眼看着因为迂回了一大圈而顺利的走进了最关键的通往水寨的通道,船下是水流的声音,耳边听的是石崖内水旋涡流声;入眼处尽是郁郁葱葱的灌木点缀着山涧石缝,高耸如云的峭壁突兀却又充满了视觉刺激,深绿色的湖面上,出现了小舟和里面的一对璧人,无论如何,都是极富诗情画意的。
虽然大晟崇尚白色,且皇室贵族的华服大多都是白色,可是寤桁却是极少穿的。那是因为,别人杀人都用武器,而寤桁不执兵器,唯用手。因此,穿黑色以及深红色就成了寤桁着装颜色的首选。

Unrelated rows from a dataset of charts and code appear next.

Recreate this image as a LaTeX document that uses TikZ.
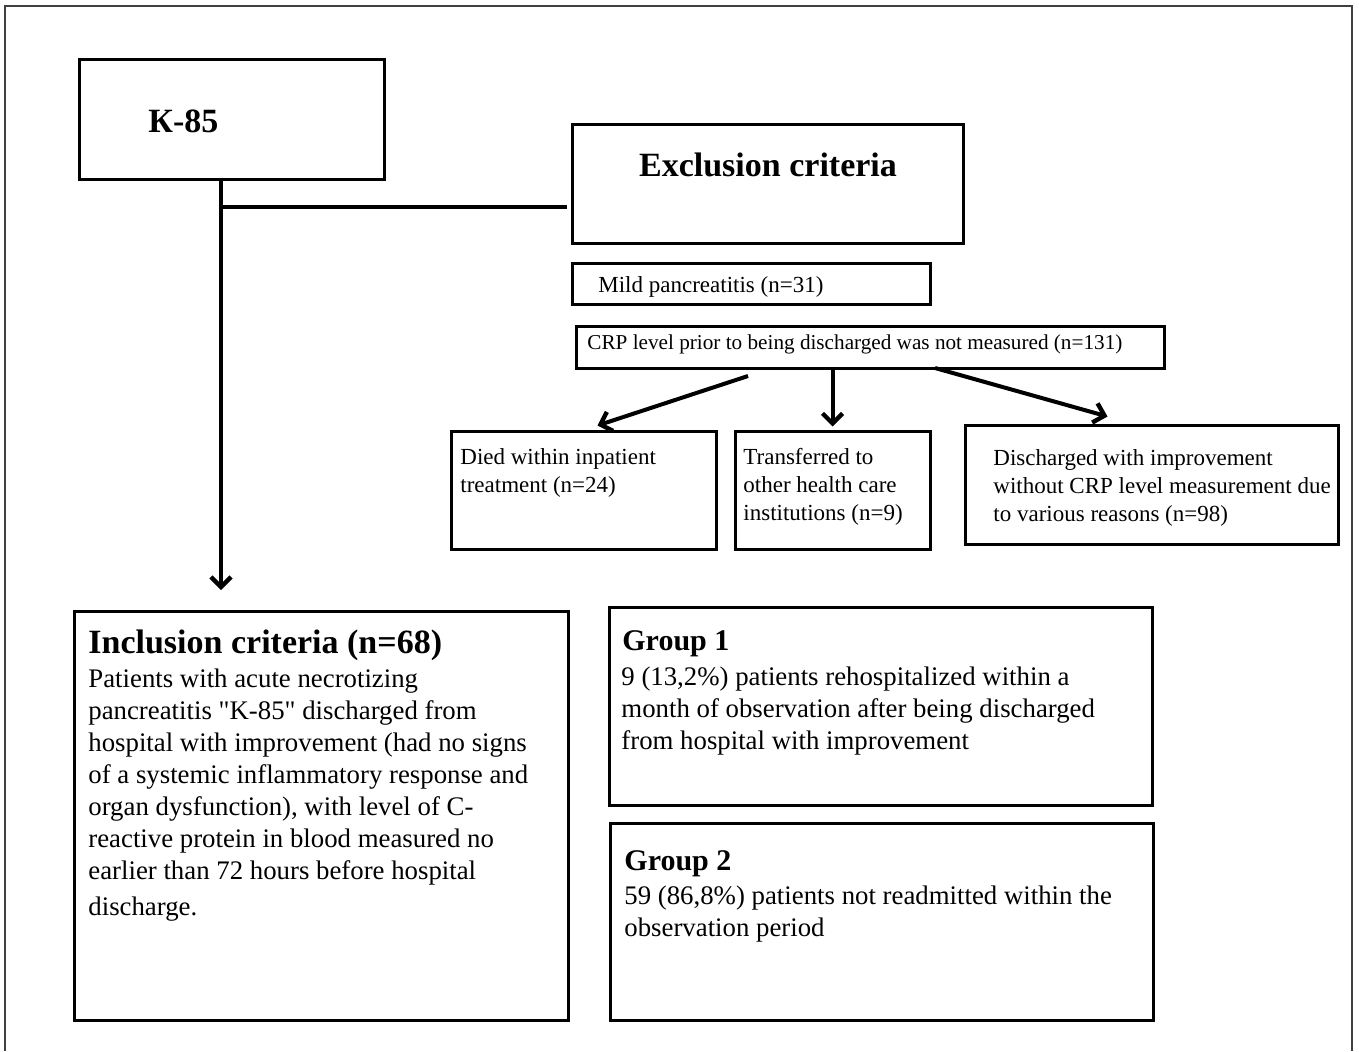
\documentclass[tikz,border=0pt]{standalone}
\usepackage{fontspec}
\setmainfont{Liberation Serif}
\usetikzlibrary{positioning,arrows.meta,fit}
\newcommand\flow[1]{\parbox[t]{300pt}{#1}}

\begin{document}
\begin{tikzpicture}[x=0.5pt,y=-0.5pt,
      box/.style={draw,line width=1.5pt,inner sep=0pt},
      txt/.style={anchor=base west,inner sep=0pt,font=\fontsize{13.4}{16}\selectfont},
      small/.style={txt,font=\fontsize{11.5}{14}\selectfont},
      heading/.style={txt,font=\fontsize{15}{18}\selectfont\bfseries},
      wire/.style={line width=2pt},
      pointer/.style={wire,-{Straight Barb[length=5pt,width=10pt,line width=2.2pt]}}]
    \useasboundingbox (0,0) rectangle (1359,1051);
    % outer frame, open at the bottom
    \draw[line width=0.8pt,black!75] (5,1051) -- (5,6) -- (1352,6) -- (1352,1051);

    % boxes
    \node[box,fit={(79,59) (384,179)}] (k85) {};
    \node[box,fit={(572,124) (963,243)}] (excl) {};
    \node[box,fit={(572,263) (930,304)}] (mild) {};
    \node[box,fit={(576,326) (1164,368)}] (crp) {};
    \node[box,fit={(451,431) (716,549)}] (died) {};
    \node[box,fit={(735,431) (930,549)}] (trans) {};
    \node[box,fit={(965,425) (1338,544)}] (disc) {};
    \node[box,fit={(74,611) (568,1020)}] (incl) {};
    \node[box,fit={(609,607) (1152,805)}] (grp1) {};
    \node[box,fit={(610,823) (1153,1020)}] (grp2) {};

    % texts
    \node[txt,font=\fontsize{17}{20}\selectfont\bfseries] (k85t) at (148,132) {К-85};
    \node[txt,anchor=base,font=\fontsize{17}{20}\selectfont\bfseries] (exclt) at (768,176) {Exclusion criteria};
    \node[small] (mildt) at (598,292) {Mild pancreatitis (n=31)};
    \node[small,font=\fontsize{10.6}{14}\selectfont] (crpt) at (587,349) {CRP level prior to being discharged was not measured (n=131)};
    \node[small] (diedt) at (460,464) {\flow{Died within inpatient\\treatment (n=24)}};
    \node[small] (transt) at (743,464) {\flow{Transferred to\\other health care\\institutions (n=9)}};
    \node[small] (disct) at (993,465) {\flow{Discharged with improvement\\without CRP level measurement due\\to various reasons (n=98)}};
    \node[heading,font=\fontsize{17}{20}\selectfont\bfseries] (inclh) at (88,653) {Inclusion criteria (n=68)};
    \node[txt] (inclt) at (88,687) {\flow{Patients with acute necrotizing\\
      pancreatitis \textquotedbl K-85\textquotedbl{} discharged from\\
      hospital with improvement (had no signs\\
      of a systemic inflammatory response and\\
      organ dysfunction), with level of C-\\
      reactive protein in blood measured no\\
      earlier than 72 hours before hospital\\[2pt]
      discharge.}};
    \node[heading] (grp1h) at (622,650) {Group 1};
    \node[txt] (grp1t) at (621,685) {\flow{9 (13,2\%) patients rehospitalized within a\\
      month of observation after being discharged\\
      from hospital with improvement}};
    \node[heading] (grp2h) at (624,870) {Group 2};
    \node[txt] (grp2t) at (624,904) {\flow{59 (86,8\%) patients not readmitted within the\\
      observation period}};

    % connectors
    \coordinate (kdown) at (221,590);
    \coordinate (branch) at (221,207);
    \coordinate (c1) at (748,376);
    \coordinate (c3) at (935,368);
    \draw[pointer] (k85.south -| kdown) -- (kdown);
    \draw[wire] (branch) -- ([xshift=-2pt]branch -| excl.west);
    \draw[pointer] (c1) -- ([xshift=7pt,yshift=2pt]died.north);
    \draw[pointer] (crp.south -| trans.north) -- ([yshift=1.5pt]trans.north);
    \draw[pointer] (c3) -- ([xshift=-22pt,yshift=3.5pt]disc.north);
  \end{tikzpicture}
\end{document}
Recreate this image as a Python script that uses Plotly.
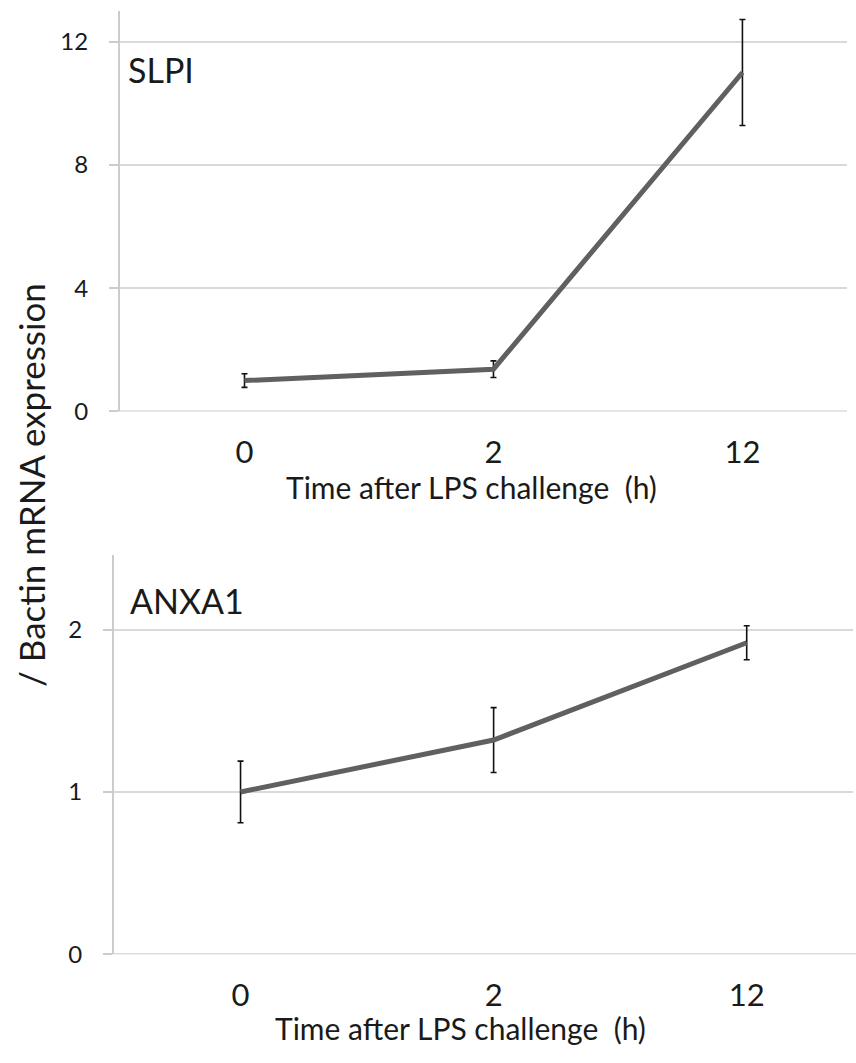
import plotly.graph_objects as go

# Time points after LPS challenge (h), shown as evenly spaced categories
time_labels = ["0", "2", "12"]

# SLPI relative expression (mean and error)
slpi_mean = [1.0, 1.37, 11.0]
slpi_err = [0.22, 0.27, 1.72]

# ANXA1 relative expression (mean and error)
anxa1_mean = [1.0, 1.32, 1.92]
anxa1_err = [0.19, 0.20, 0.105]

W, H = 856, 1063
FONT = "Lato"
LINE_COLOR = "#606060"
GRID = "#d9d9d9"
AXIS = "#cccccc"
TEXT = "#1a1a1a"


def px_x(p):
    return p / W


def px_y(p):
    return 1 - p / H


fig = go.Figure()

for mean, err, xa, ya in [
    (slpi_mean, slpi_err, "x", "y"),
    (anxa1_mean, anxa1_err, "x2", "y2"),
]:
    fig.add_trace(
        go.Scatter(
            x=time_labels,
            y=mean,
            mode="lines",
            line=dict(color=LINE_COLOR, width=5),
            error_y=dict(type="data", array=err, visible=True,
                         color="#111111", thickness=1.6, width=3),
            xaxis=xa,
            yaxis=ya,
            showlegend=False,
        )
    )

xaxis_common = dict(
    type="category",
    range=[-0.5, 2.42],
    showgrid=False,
    showline=False,
    zeroline=False,
    ticks="",
    tickfont=dict(family=FONT, size=31, color=TEXT),
    ticklabelstandoff=20,
)
yaxis_common = dict(
    showgrid=True,
    gridcolor=GRID,
    gridwidth=1.5,
    showline=True,
    linecolor=AXIS,
    linewidth=2,
    zeroline=False,
    ticks="outside",
    ticklen=9,
    tickcolor=AXIS,
    tickwidth=1.5,
    tickfont=dict(family=FONT, size=24, color=TEXT),
    ticklabelstandoff=16,
)

fig.update_layout(
    width=W,
    height=H,
    margin=dict(l=0, r=0, t=0, b=0),
    paper_bgcolor="white",
    plot_bgcolor="white",
    xaxis=dict(xaxis_common, domain=[px_x(120), px_x(847)], anchor="y"),
    yaxis=dict(yaxis_common, domain=[px_y(416.5), px_y(11)], anchor="x",
               range=[0, 13], tickvals=[0, 4, 8, 12]),
    xaxis2=dict(xaxis_common, domain=[px_x(114), px_x(853)], anchor="y2"),
    yaxis2=dict(yaxis_common, domain=[px_y(966), px_y(562)], anchor="x2",
                range=[0, 2.46], tickvals=[0, 1, 2]),
    shapes=[
        # horizontal axis lines, extending left past the vertical axis
        dict(type="line", xref="paper", yref="y", x0=px_x(111), x1=px_x(847),
             y0=0, y1=0, line=dict(color=AXIS, width=2)),
        dict(type="line", xref="paper", yref="y2", x0=px_x(104), x1=1,
             y0=0, y1=0, line=dict(color=AXIS, width=2)),
    ],
    annotations=[
        dict(text="SLPI", xref="paper", yref="paper", x=px_x(126), y=px_y(70),
             xanchor="left", yanchor="middle", showarrow=False,
             font=dict(family=FONT, size=34, color=TEXT)),
        dict(text="ANXA1", xref="paper", yref="paper", x=px_x(128), y=px_y(608),
             xanchor="left", yanchor="middle", showarrow=False,
             font=dict(family=FONT, size=34, color=TEXT)),
        dict(text="Time after LPS challenge  (h)", xref="paper", yref="paper",
             x=px_x(472), y=px_y(493), xanchor="center", yanchor="middle",
             showarrow=False, font=dict(family=FONT, size=30, color=TEXT)),
        dict(text="Time after LPS challenge  (h)", xref="paper", yref="paper",
             x=px_x(460), y=px_y(1041), xanchor="center", yanchor="middle",
             showarrow=False, font=dict(family=FONT, size=30, color=TEXT)),
        dict(text="/ Bactin mRNA expression", xref="paper", yref="paper",
             x=px_x(31), y=px_y(491), xanchor="center", yanchor="middle",
             textangle=-90, showarrow=False,
             font=dict(family=FONT, size=35, color=TEXT)),
    ],
)

fig.write_html("out.html")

尤其是在长安,寤桁做事极尽狠辣,不但从不遮掩,且从不与人争辩什么,唯有,一身黑色的着装,才能竟可能的让她在长安找到一丝所谓贵族的做派。她不去与人算什么,也不去挖空心思跟人斗什么,知道别人整天观察自己,那她就把自己活成一副生人勿近的无赖样子,因此,也就自以为渐渐淡出了所谓的名利场。
而在这里穿着白衣,一是上世保留至今的一点小资情调,总是认为,这青山绿水的,再加上自己轻盈的骨骼,身着一身白衣也该是如此的应景。二来,她并不打算在这里杀人,因为,一旦远离了长安,她就没有一点杀人的心思,纵然是来剿匪。